Gesekan antara Umawiyah dan Alawiyin cukuplah keras, sehingga menimbulkan fitnah dan kecurigaan yang berlebihan ditubuh kaum muslimin.
Salah satu yang menjadi korban dari kecurigaan dan fitnah tersebut adalah Imam Abu Hanifah seorang Ulama besar yang ‘alim. Aabu Hanifah dianggap tidak loyal dan dianggap telah menyebarkan aib Bani Umayah.
Al-Makki menuturkan ujian yang dialami Imam Abu Hanifah adalah saat ketika Ibnu Hubairah menjabat sebagai seorang Gubernur Kufah. Saat itu benyak bermunculan fitnah (termasuk penyimpangan) di Irak. Kemudian ulama-ulama fiqh irak mengadakan sebuah perkumpulan, diantaranya ada Ibnu Abi Laila, Ibnu Subrumah, dan Dawud bin Abu hind.
Setelah perkumpulan tersebut semuanya pulang dan mengingkari jalan yang diambil Ibnu Hubairah. Ibnu Hubairah kemudian mengirim utusan untuk menemui Abu Hanifah dan ingin menyerahkan wewenang kepadanya. Keputusan apapun yang diambil tidak akan bisa dilaksanakan tanpa izin dari Abu Hanifah.
Namun Abu Hanifah menolak tawaran tersebut, kemudian Ibnu Hubairah bersumpuh untuk menyiksa abu hanifah jika tidak menerima tawarannya. Kemudian para ulama fiqh berkata kepada Imam Abu Hanifah “Kami menyumpahmu dengan Nama Allah, janganlah engkau binasakan dirimu, kami semua saudaramu. Kami tidak menyukai hal ini, namun engkau tidak memiliki pilihan lain”.
Abu Hanifah pun menimpali “Andaipun dia meminta kepadaku untuk dibuatkan pintu-pintu masjid untuknya, tidak akan aku lakukan hal itu. Lantas bagaimana jika dia memintaku menyetujuinya untuk membunuh seseorang dan kemudia aku menstempelnya. Demi Allah aku tidak akan melakukan hal tersebut untuk selamanya”.

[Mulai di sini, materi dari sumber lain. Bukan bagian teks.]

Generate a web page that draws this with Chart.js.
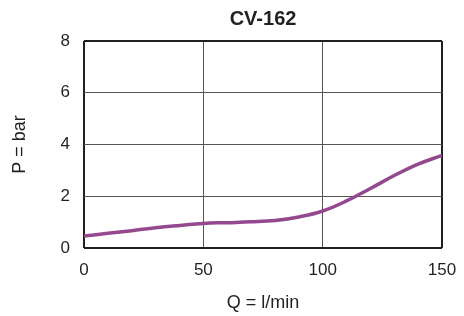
<!DOCTYPE html>
<html><head><meta charset="utf-8">
<script src="https://cdn.jsdelivr.net/npm/chart.js@4/dist/chart.umd.min.js"></script>
<style>html,body{margin:0;padding:0;background:#fff}#wrap{width:464px;height:316px}</style>
</head><body><div id="wrap"><canvas id="c" width="464" height="316"></canvas></div>
<script>
const flowQ = [0,10,20,30,40,50,60,70,80,90,100,110,120,130,140,150];
const pressureP = [0.46,0.57,0.67,0.78,0.87,0.95,0.98,1.01,1.06,1.20,1.43,1.82,2.30,2.80,3.24,3.58];
const xTicks = [0,50,100,150];
const yTicks = [0,2,4,6,8];
const chartTitle = 'CV-162';
const xTitle = 'Q = l/min';
const yTitle = 'P = bar';

const pts = flowQ.map((q,i)=>({x:q,y:pressureP[i]}));
const edgeColor = (ctx, max) => (ctx.tick && (ctx.tick.value===0 || ctx.tick.value===max)) ? '#231f20' : '#555';
const edgeWidth = (ctx, max) => (ctx.tick && (ctx.tick.value===0 || ctx.tick.value===max)) ? 2 : 1;

new Chart(document.getElementById('c'), {
  type: 'line',
  data: { datasets: [{ data: pts, borderColor: '#94498e', borderWidth: 3.5, pointRadius: 0, tension: 0.4, fill: false }] },
  options: {
    responsive: false, animation: false,
    layout: { padding: { left: 9, right: 0, top: 5, bottom: 2 } },
    plugins: {
      legend: { display: false }, tooltip: { enabled: false },
      title: { display: true, text: chartTitle, fullSize: false, color: '#231f20', font: { family: 'Liberation Sans', size: 20, weight: 'bold' }, padding: { top: 2, bottom: 10 } }
    },
    scales: {
      x: { type: 'linear', min: 0, max: 150,
        afterBuildTicks: a => { a.ticks = xTicks.map(v=>({value:v})); },
        afterFit: s => { s.paddingRight = 22; },
        grid: { color: c=>edgeColor(c,150), lineWidth: c=>edgeWidth(c,150), drawTicks: false },
        border: { display: false },
        ticks: { color: '#231f20', padding: 12, font: { family: 'Liberation Sans', size: 17 } },
        title: { display: true, text: xTitle, color: '#231f20', font: { family: 'Liberation Sans', size: 18 }, padding: { top: 0, bottom: 0 } } },
      y: { min: 0, max: 8,
        afterBuildTicks: a => { a.ticks = yTicks.map(v=>({value:v})); },
        grid: { color: c=>edgeColor(c,8), lineWidth: c=>edgeWidth(c,8), drawTicks: false },
        border: { display: false },
        ticks: { color: '#231f20', padding: 14, font: { family: 'Liberation Sans', size: 17 } },
        title: { display: true, text: yTitle, color: '#231f20', font: { family: 'Liberation Sans', size: 18 }, padding: { top: 0, bottom: 16 } } }
    }
  }
});
</script></body></html>
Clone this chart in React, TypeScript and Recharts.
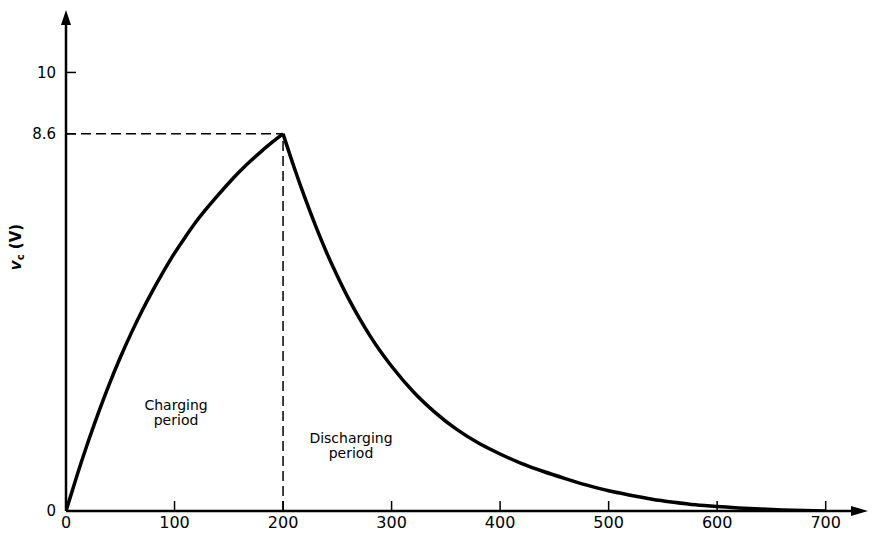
import React from 'react';
import { LineChart, Line, XAxis, YAxis, ReferenceLine, ReferenceDot, Label } from 'recharts';

// Charging period (t, v_c) readings
const chargeTime = [0, 10, 20, 30, 40, 50, 60, 70, 80, 90, 100, 110, 120, 130, 140, 150, 160, 170, 180, 190, 200];
const chargeVoltage = [0, 0.8, 1.55, 2.25, 2.9, 3.5, 4.05, 4.56, 5.03, 5.47, 5.88, 6.25, 6.6, 6.91, 7.2, 7.48, 7.74, 7.98, 8.2, 8.41, 8.6];

// Discharging period (t, v_c) readings
const dischargeTime = [200, 210, 220, 230, 240, 250, 260, 270, 280, 290, 300, 320, 340, 360, 380, 400, 420, 440, 460, 480, 500, 520, 540, 560, 580, 600, 620, 640, 660, 680, 700];
const dischargeVoltage = [8.6, 7.85, 7.15, 6.5, 5.9, 5.36, 4.86, 4.41, 4.0, 3.63, 3.3, 2.72, 2.25, 1.86, 1.55, 1.3, 1.08, 0.9, 0.74, 0.59, 0.46, 0.36, 0.27, 0.2, 0.14, 0.1, 0.07, 0.045, 0.025, 0.01, 0];

const xTicks = [0, 100, 200, 300, 400, 500, 600, 700];
const yTicks = [0, 8.6, 10];
const peakTime = 200;
const peakVoltage = 8.6;
const xMax = 727;
const yMax = 11.15;

const chargeData = chargeTime.map((t, i) => ({ t, v: chargeVoltage[i] }));
const dischargeData = dischargeTime.map((t, i) => ({ t, v: dischargeVoltage[i] }));

const FONT = '"DejaVu Sans", sans-serif';

const twoLine = (l1: string, l2: string, size: number) => (p: any) => (
  <text x={p.cx} y={p.cy} textAnchor="middle" fontFamily={FONT} fontSize={size} fill="#000">
    <tspan x={p.cx} dy={0}>{l1}</tspan>
    <tspan x={p.cx} dy={15}>{l2}</tspan>
  </text>
);

export default function App() {
  return (
    <div style={{ position: 'absolute', left: 0, top: 0, width: 875, height: 534, background: '#fff' }}>
      <LineChart width={875} height={534} margin={{ top: 22, right: 20, bottom: 0, left: 0 }}>
        <XAxis
          type="number"
          dataKey="t"
          domain={[0, xMax]}
          ticks={xTicks}
          interval={0}
          allowDataOverflow
          height={23}
          tickSize={-10}
          tickMargin={16}
          axisLine={{ stroke: '#000', strokeWidth: 2.5 }}
          tickLine={{ stroke: '#000', strokeWidth: 1.5 }}
          tick={{ fill: '#000', fontSize: 16, fontFamily: FONT }}
        />
        <YAxis
          type="number"
          dataKey="v"
          domain={[0, yMax]}
          ticks={yTicks}
          interval={0}
          allowDataOverflow
          width={66}
          tickSize={-10}
          tickMargin={20}
          axisLine={{ stroke: '#000', strokeWidth: 2.5 }}
          tickLine={{ stroke: '#000', strokeWidth: 1.5 }}
          tick={{ fill: '#000', fontSize: 15, fontFamily: FONT }}
        >
          <Label
            content={() => (
              <text
                x={21}
                y={247}
                transform="rotate(-90, 21, 247)"
                textAnchor="middle"
                fontFamily={FONT}
                fontSize={15}
                fontWeight="bold"
                fill="#000"
              >
                <tspan fontStyle="italic">v</tspan>
                <tspan fontSize={10} dy={3}>c</tspan>
                <tspan dy={-3}> (V)</tspan>
              </text>
            )}
          />
        </YAxis>
        <ReferenceLine
          segment={[{ x: 0, y: peakVoltage }, { x: peakTime, y: peakVoltage }]}
          stroke="#000"
          strokeWidth={1.5}
          strokeDasharray="10 5"
        />
        <ReferenceLine
          segment={[{ x: peakTime, y: 0 }, { x: peakTime, y: peakVoltage }]}
          stroke="#000"
          strokeWidth={1.5}
          strokeDasharray="10 5"
        />
        <Line data={chargeData} dataKey="v" type="monotone" stroke="#000" strokeWidth={3.5} dot={false} isAnimationActive={false} />
        <Line data={dischargeData} dataKey="v" type="monotone" stroke="#000" strokeWidth={3.5} dot={false} isAnimationActive={false} />
        <ReferenceDot
          x={xMax}
          y={0}
          ifOverflow="visible"
          shape={(p: any) => (
            <polygon points={`${p.cx - 4},${p.cy - 5} ${p.cx + 13},${p.cy} ${p.cx - 4},${p.cy + 5}`} fill="#000" />
          )}
        />
        <ReferenceDot
          x={0}
          y={yMax}
          ifOverflow="visible"
          shape={(p: any) => (
            <polygon points={`${p.cx - 5},${p.cy + 3} ${p.cx},${p.cy - 12} ${p.cx + 5},${p.cy + 3}`} fill="#000" />
          )}
        />
        <ReferenceDot x={101.4} y={2.3} ifOverflow="visible" shape={twoLine('Charging', 'period', 14)} />
        <ReferenceDot x={262.6} y={1.55} ifOverflow="visible" shape={twoLine('Discharging', 'period', 14)} />
      </LineChart>
    </div>
  );
}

Ibnu Abu Laila berkata “Biarkan teman kita ini, dia benar dan yang lainnya salah”. Akhirnya Abu Hanifah ditahan dan disiksa oleh utusan Ibnu hubairah.
Setelah utusan itu pulang dan melaporkan hal tersebut kepada Ibnu Hubairah, kemudian Abu Hanifah pun dilepaskan dan beliau meninggalkan tempat itu untuk pergi ke Mekkah dan menetap disana. Kejadian tersebut terjadi pada rahun 130 H.
Abu Hanifah menetap di Mekkah sampai tampuk kekuasaan saat itu berpindah ke tangan Bani Abbasiyah. Sampai kemudian pada masa kekuasaan Abu Ja’far Al-Manshur Abu Hanifah kembali lagi ke kufah.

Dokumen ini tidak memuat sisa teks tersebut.